Petty and Dale never came close to winning anything quite this prestigious, and all Dillon has to do now is outperform Alex Bowman, who hasn't finished higher than 15th at Sonoma Raceway in four years, to get to the semifinals, where one of the Legacy Motor Club drivers will await.

On the other side of the bracket, only one driver has a career victory, and none of them have won this year. Much like on Dillon's side, where only one is set to enter the quarterfinal round with back-to-back top 19 finishes, only one of them is set to enter the quarterfinal round with back-to-back top 13 finishes.

If you couldn't tell after the first sentence, this whole rant is pure sarcasm.

Everybody, other than the mainstream media who predictably defended this idea (and laughably refuse to criticize the race Mexico) to the ends of the earth, saw this coming.

NASCAR's way of "spicing up" the middle of the season was completely unnecessary and arguably their biggest gimmick yet. The lone positive is the fact that very few drivers actually seem to care about it, and no, it has no effect on the actual point standings or playoff picture. The five "tournament" races are still normal regular season races.

And boy is that a relief, given the fact that just three of the eight remaining drivers have ever won a race (and none of them have won during this tournament).

For what it's worth, the guy who has won two of the five races since the seeding process began wasn't even eligible for the tournament. So you could argue that NASCAR didn't even do the gimmick right, and now we have six or seven questionable drivers left among the eight still eligible for the $1 million prize.

Without going into detail on the exact numbers, which our contributing writer Ryan McCafferty did in an earlier article, suffice it to say that the eight advancing drivers of this tournament so far have been "mid" at best. Dillon got here by surviving at Atlanta Motor Speedway with his first top 10 finish in three years and running 20th in Chicago behind a number of part-timers, including Katherine Legge.

I'm not even trying to knock Ty Dillon here; it's a product of the system. He is doing what he needs to do, even if it isn't much. Good on him, even if it is somewhat amusing that he is 32nd in the point standings and has as good of a chance as anyone to win the whole thing.

Let's also be honest about the whole tournament concept. You could technically implement a "five-race tournament" in any stretch of five races and crown a champion based on the matchups in play, since no two drivers are competing against the same driver.

Take the results of the five races from Atlanta to Homestead-Miami Speedway earlier this season, for example, and you can generate an entire bracket if you want. My guess is that Ty Gibbs wins the "championship", since he finished 32nd, 34th, 25th, 22nd, and 25th in those races (with two DNFs).
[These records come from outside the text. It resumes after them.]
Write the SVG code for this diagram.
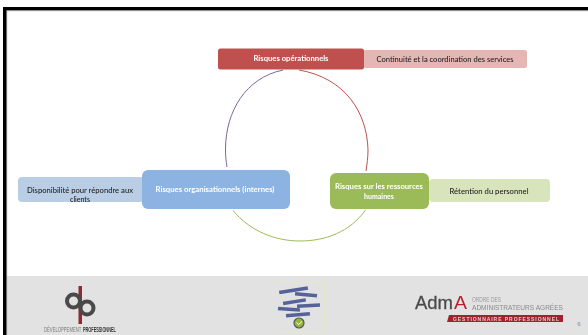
<svg xmlns="http://www.w3.org/2000/svg" width="588" height="335" viewBox="0 0 588 335">
<style>
.t{font-family:Lato,"Open Sans",sans-serif;font-size:7px;text-anchor:middle}
.w{fill:#ffffff;font-weight:700}
.k{fill:#222222;font-weight:500}
.arc{fill:none;stroke-width:1}
.ban{fill:#55639a}
</style>
<defs>
<filter id="soft" x="-5%" y="-5%" width="110%" height="110%"><feGaussianBlur stdDeviation="0.5"/></filter>
<filter id="soft2" x="-5%" y="-5%" width="110%" height="110%"><feGaussianBlur stdDeviation="0.3"/></filter>
</defs>
<rect width="588" height="335" fill="#ffffff"/>
<g id="frame">
<rect x="6" y="276" width="582" height="59" fill="#e2e2e2"/>
<rect x="6" y="10" width="582" height="1.2" fill="#b5b5b5"/>
<rect x="6" y="10" width="1.2" height="325" fill="#b5b5b5"/>
<rect x="3" y="7" width="585" height="3.2" fill="#000000"/>
<rect x="3" y="7" width="3.400" height="328" fill="#000000"/>
</g>
<g id="connectors">
<path class="arc" stroke="#8064a2" d="M283 70C245 78 226 112 225.500 148C225.400 155 226 161 227 167"/>
<path class="arc" stroke="#c0504d" d="M299 70C345 78 367 112 368 150C368 157 367 164 366 171"/>
<path class="arc" stroke="#9bbb59" d="M233 210.500C250 231 275 241 300 241C325 241 350 232 365.500 210"/>
</g>
<g id="node-continuite">
<rect x="363" y="50" width="164" height="18" rx="2.500" fill="#e6b6b5"/>
<text class="t k" x="445" y="62" textLength="137" lengthAdjust="spacingAndGlyphs" filter="url(#soft2)">Continuité et la coordination des services</text>
</g>
<g id="node-operationnels">
<rect x="218" y="48.500" width="146" height="21" rx="2.500" fill="#c0504d"/>
<text class="t w" x="291" y="60.500" textLength="75" lengthAdjust="spacingAndGlyphs" filter="url(#soft2)">Risques opérationnels</text>
</g>
<g id="node-disponibilite">
<rect x="18" y="177" width="126" height="25" rx="4" fill="#b9cde5"/>
<text class="t k" x="80" y="193" textLength="106" lengthAdjust="spacingAndGlyphs" filter="url(#soft2)">Disponibilité pour répondre aux</text>
<text class="t k" x="80" y="201.500" filter="url(#soft2)">clients</text>
</g>
<g id="node-organisationnels">
<rect x="142" y="170" width="148" height="39" rx="6" fill="#8db3e2"/>
<text class="t w" x="215" y="191.500" textLength="119" lengthAdjust="spacingAndGlyphs" filter="url(#soft2)">Risques organisationnels (internes)</text>
</g>
<g id="node-retention">
<rect x="429" y="179" width="121" height="23" rx="4" fill="#d8e4bc"/>
<text class="t k" x="489" y="193.500" textLength="79" lengthAdjust="spacingAndGlyphs" filter="url(#soft2)">Rétention du personnel</text>
</g>
<g id="node-ressources">
<rect x="330" y="173" width="99" height="36" rx="6" fill="#9bbb59"/>
<text class="t w" x="379" y="189" textLength="88" lengthAdjust="spacingAndGlyphs" filter="url(#soft2)">Risques sur les ressources</text>
<text class="t w" x="379" y="198.500" filter="url(#soft2)">humaines</text>
</g>
<g id="logo-dp" filter="url(#soft)">
<rect x="78.500" y="286" width="3.500" height="38" fill="#8e2a35"/>
<circle cx="73.500" cy="301" r="6.500" fill="none" stroke="#484848" stroke-width="4"/>
<circle cx="87" cy="308" r="6.500" fill="none" stroke="#484848" stroke-width="4"/>
<text transform="translate(44 332) scale(0.6 1)" font-family="Liberation Sans,sans-serif" font-size="7" fill="#777777">DÉVELOPPEMENT</text>
<text transform="translate(83 332) scale(0.55 1)" font-family="Liberation Sans,sans-serif" font-size="7" font-weight="700" fill="#333333">PROFESSIONNEL</text>
</g>
<g id="logo-centre" filter="url(#soft)">
<rect x="273.500" y="282" width="51" height="50" fill="none" stroke="#e8e8c4" stroke-width="0.800"/>
<rect x="279" y="288.500" width="29" height="3.500" class="ban" transform="rotate(-9 293 290)"/>
<rect x="295" y="293" width="22" height="3.500" class="ban" transform="rotate(5 306 295)"/>
<rect x="283" y="300" width="23" height="3.500" class="ban" transform="rotate(-9 294 302)"/>
<rect x="297" y="304" width="23" height="3.500" class="ban" transform="rotate(-3 308 306)"/>
<rect x="278" y="307.500" width="22" height="3.500" class="ban" transform="rotate(4 289 309)"/>
<rect x="286" y="313" width="24" height="3.500" class="ban" transform="rotate(-5 298 315)"/>
<circle cx="299" cy="323" r="5" fill="#9ab23e" stroke="#4d5a55" stroke-width="1.200"/>
<path d="M296.500 322.500l2 2 3.500-3" fill="none" stroke="#ffffff" stroke-width="1"/>
</g>
<g id="logo-adma" filter="url(#soft2)">
<text x="415" y="309" font-family="Liberation Sans,sans-serif" font-size="18.500" fill="#4a4a4a" stroke="#4a4a4a" stroke-width="0.300" textLength="38" lengthAdjust="spacingAndGlyphs">Adm</text>
<text x="454" y="309" font-family="Liberation Sans,sans-serif" font-size="18.500" fill="#b5232f" textLength="13" lengthAdjust="spacingAndGlyphs">A</text>
<text x="472" y="301.500" font-family="Liberation Sans,sans-serif" font-size="6.500" fill="#999999" textLength="29" lengthAdjust="spacingAndGlyphs">ORDRE DES</text>
<text x="472" y="309.500" font-family="Liberation Sans,sans-serif" font-size="6.500" fill="#8a8a8a" textLength="91" lengthAdjust="spacingAndGlyphs">ADMINISTRATEURS AGRÉES</text>
<path d="M449 315H563V322H447Z" fill="#a0222f"/>
<text x="453" y="321" font-family="Liberation Sans,sans-serif" font-size="5" font-weight="700" fill="#e8c8c8" textLength="106">GESTIONNAIRE PROFESSIONNEL</text>
</g>
<text id="page" x="579" y="326" font-family="Liberation Sans,sans-serif" font-size="6" fill="#8a8a8a" text-anchor="middle">6</text>
</svg>
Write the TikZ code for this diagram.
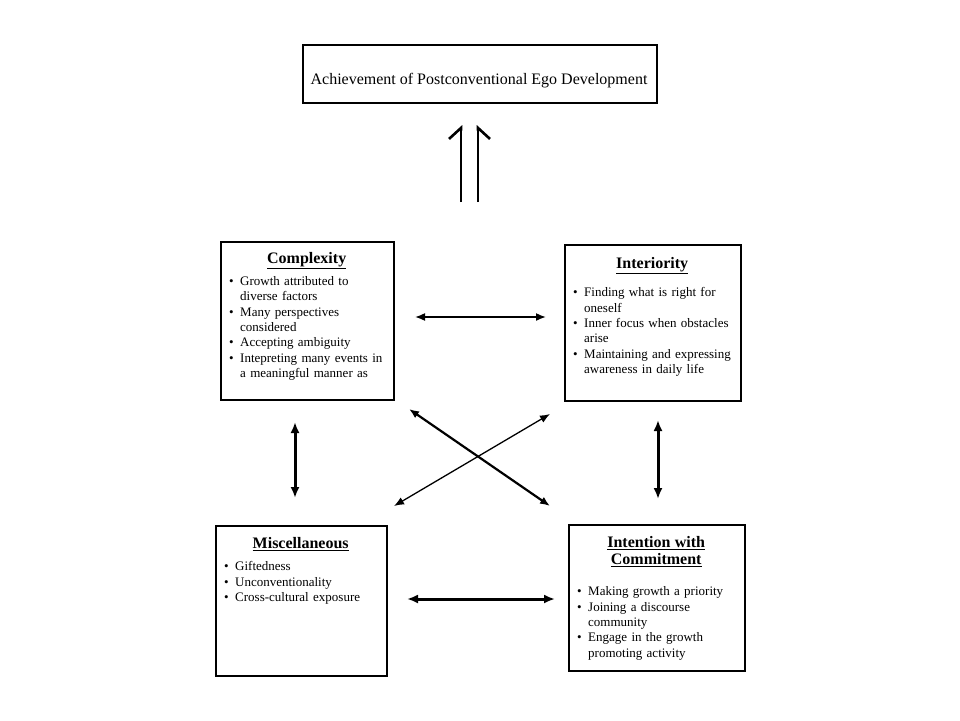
\documentclass[tikz,border=0pt]{standalone}
\usepackage{fontspec}
\setmainfont{Liberation Serif}
\usepackage{tikz}
\usetikzlibrary{arrows.meta}
\usetikzlibrary{positioning}
\usetikzlibrary{calc}

\tikzstyle{box} = [draw, line width=2pt, inner sep=0pt, anchor=north west]
\tikzstyle{boxtext} = [anchor=north west, inner sep=0pt, align=left, font=\fontsize{13}{15.4}\selectfont]
\tikzstyle{link} = [line width=1.6pt, {Latex[length=10pt,width=8pt]}-{Latex[length=10pt,width=8pt]}]
\tikzstyle{thicklink} = [line width=3pt, {Latex[length=11pt,width=9pt]}-{Latex[length=11pt,width=9pt]}]
\tikzstyle{uplink} = [line width=2.6pt]

\newcommand{\heading}[2]{{\centering\fontsize{16}{17.6}\selectfont\bfseries #1\par}\vspace{#2}}
\newcommand{\bitem}[1]{\par\hangindent=11pt\hangafter=1\noindent\makebox[11pt][l]{\textbullet}#1}

\begin{document}
\begin{tikzpicture}[x=1pt, y=-1pt]
\useasboundingbox (0,0) rectangle (960,720);

% boxes
\node[box, minimum width=354, minimum height=58] (goal) at (302,44) {};
\node[anchor=base, inner sep=0pt, font=\fontsize{16}{18}\selectfont] (goaltxt) at (479,84)
  {Achievement of Postconventional Ego Development};

\node[box, minimum width=173, minimum height=158] (cplx) at (220,241) {};
\node[boxtext, text width=155] (cplxtxt) at ($(cplx.north west)+(9,11)$) {%
  \heading{\underline{Complexity}}{6.6pt}%
  \bitem{Growth attributed to\newline diverse factors}
  \bitem{Many perspectives\newline considered}
  \bitem{Accepting ambiguity}
  \bitem{Intepreting many events in\newline a meaningful manner as}\par};

\node[box, minimum width=176, minimum height=156] (intr) at (564,244) {};
\node[boxtext, text width=158] (intrtxt) at ($(intr.north west)+(9,13)$) {%
  \heading{\underline{Interiority}}{13pt}%
  \bitem{Finding what is right for\newline oneself}
  \bitem{Inner focus when obstacles\newline arise}
  \bitem{Maintaining and expressing\newline awareness in daily life}\par};

\node[box, minimum width=171, minimum height=150] (misc) at (215,525) {};
\node[boxtext, text width=153] (misctxt) at ($(misc.north west)+(9,12)$) {%
  \heading{\underline{Miscellaneous}}{7.2pt}%
  \bitem{Giftedness}
  \bitem{Unconventionality}
  \bitem{Cross-cultural exposure}\par};

\node[box, minimum width=176, minimum height=146] (intn) at (568,524) {};
\node[boxtext, text width=158] (intntxt) at ($(intn.north west)+(9,12)$) {%
  \heading{\underline{Intention with}\\\underline{Commitment}}{15.3pt}%
  \bitem{Making growth a priority}
  \bitem{Joining a discourse\newline community}
  \bitem{Engage in the growth\newline promoting activity}\par};

% double arrow up to the goal
\coordinate (base) at (469.5,202);
\draw[uplink, -{Straight Barb[left, length=11pt, width=24pt]}]
  ($(base)+(-8.5,0)$) -- ($(base |- goal.south)+(-8.5,21)$);
\draw[uplink, -{Straight Barb[right, length=11pt, width=24pt]}]
  ($(base)+(8.5,0)$) -- ($(base |- goal.south)+(8.5,21)$);

% links between the boxes
\draw[link] ($(cplx.east)+(20,-4)$) -- ($(cplx.east -| intr.west)+(-18,-4)$);
\draw[thicklink] ($(misc.east)+(19,-2)$) -- ($(misc.east -| intn.west)+(-13,-2)$);
\draw[thicklink] ($(cplx.south)+(-12.5,21)$) -- ($(cplx.south |- misc.north)+(-12.5,-27)$);
\draw[thicklink] ($(intr.south)+(5,18)$) -- ($(intr.south |- intn.north)+(5,-25)$);
\draw[link, line width=2.2pt] ($(cplx.south east)+(14,8)$) -- ($(intn.north west)+(-18,-18)$);
\draw[link, line width=1.3pt] ($(intr.south west)+(-14,12)$) -- ($(misc.north east)+(6,-19)$);
\end{tikzpicture}
\end{document}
All about the matchups.

Okay, okay; don't give them any more ideas.

All of that said, NASCAR wanted to make things interesting for TNT Sports' return as a part of the new media deal, and for better or worse, this has indeed achieved that, even if the whole thing is a bit goofy (and no, NASCAR hasn't magically recovered its core fanbase from several decades ago).

And when the Brickyard 400 rolls around, surely there will be tens of millions of folks tuning in, not just in the United States, but worldwide, to watch Ty Dillon and Zane Smith battle it out for 27th place and the right to walk away with $1 million dollars as the first-ever tournament champion.

The King could never. The Intimidator could never. Just remember that.

Sonoma Raceway is scheduled to host the Toyota/Save Mart 350, race three of the NASCAR In-Season Challenge, this Sunday, July 13. TNT Sports is set to provide live coverage beginning at 3:30 p.m. ET.